Software Testing Life Cycle (STLC)
The Software Testing Life Cycle (STLC) is a structured process that defines a series of phases performed to ensure software quality and compliance with requirements. Each phase in the STLC has specific entry and exit criteria, defined deliverables, and assigned responsibilities. It ensures systematic planning, execution, and closure of testing activities, leading to higher quality software and reduced risk of failure. Let’s look into each stage.
- Requirement Analysis: The test team, in this phase, read and analyze the software requirements to determine what needs to be tested. They also explain any uncertainties and estimate how automatable a test is. The result is a visible test scope and traceability to requirements.

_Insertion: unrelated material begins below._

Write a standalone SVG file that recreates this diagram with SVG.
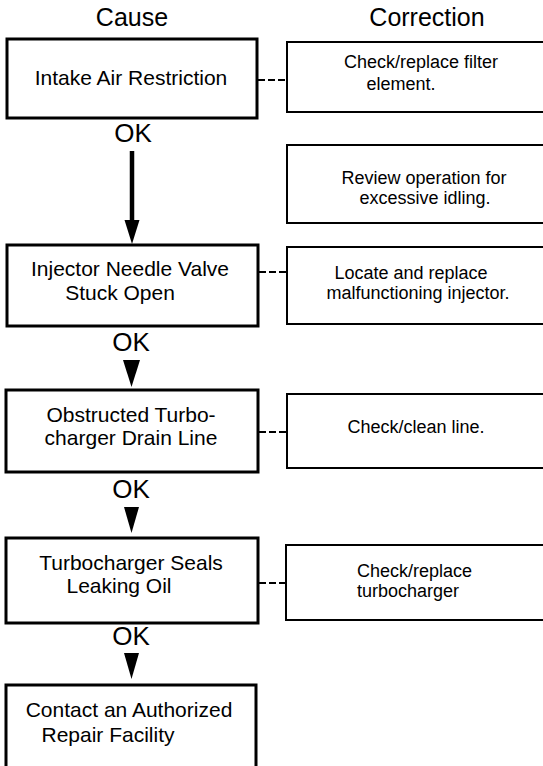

- Test Planning: Test planning outlines the approach, coverage, goals, calendar, resources, and tools required for testing. It includes the identification of risk and the assignment of roles. The test plan is a document which outlines the testing approach for the project.
- Test Case Development: Testers design test cases for functional and non-functional scenarios, including test data. These cases are reviewed and signed off on to provide full coverage. Based on the requirement, automation scripts can also be developed.
- Environment Setup: This stage configures the necessary hardware, software, network, test tools to establish a stable testing environment. It’s almost just like the production environment to give an accurate test result. The configuration is validated to make sure test can be run.
- Test Execution: The testers run the written test cases and then record the actual results. The actual results are compared against expected results, and any differences are published as defects to be further analysed. Automation scripts are executed during this phase to verify huge or repetitive tasks.
- Test Closure: In the final phase, the team evaluates the test results, metrics, and overall process effectiveness. Documentation is finalized, lessons learned are recorded, and all artifacts are archived. A closure report is prepared to summarize the outcomes.
Each stage has defined entry and exit criteria, deliverables, and responsibilities.
Conclusion
Software testing is no longer an isolated phase. It’s an ongoing practice interwoven into the entire development process. From uncovering defects early to enhancing user experience and ensuring business continuity, testing adds immense value. As tools, methodologies, and technologies evolve, the role of software testers will only become more critical. Embracing automation, AI, continuous testing, and a quality-first mindset is essential for future success.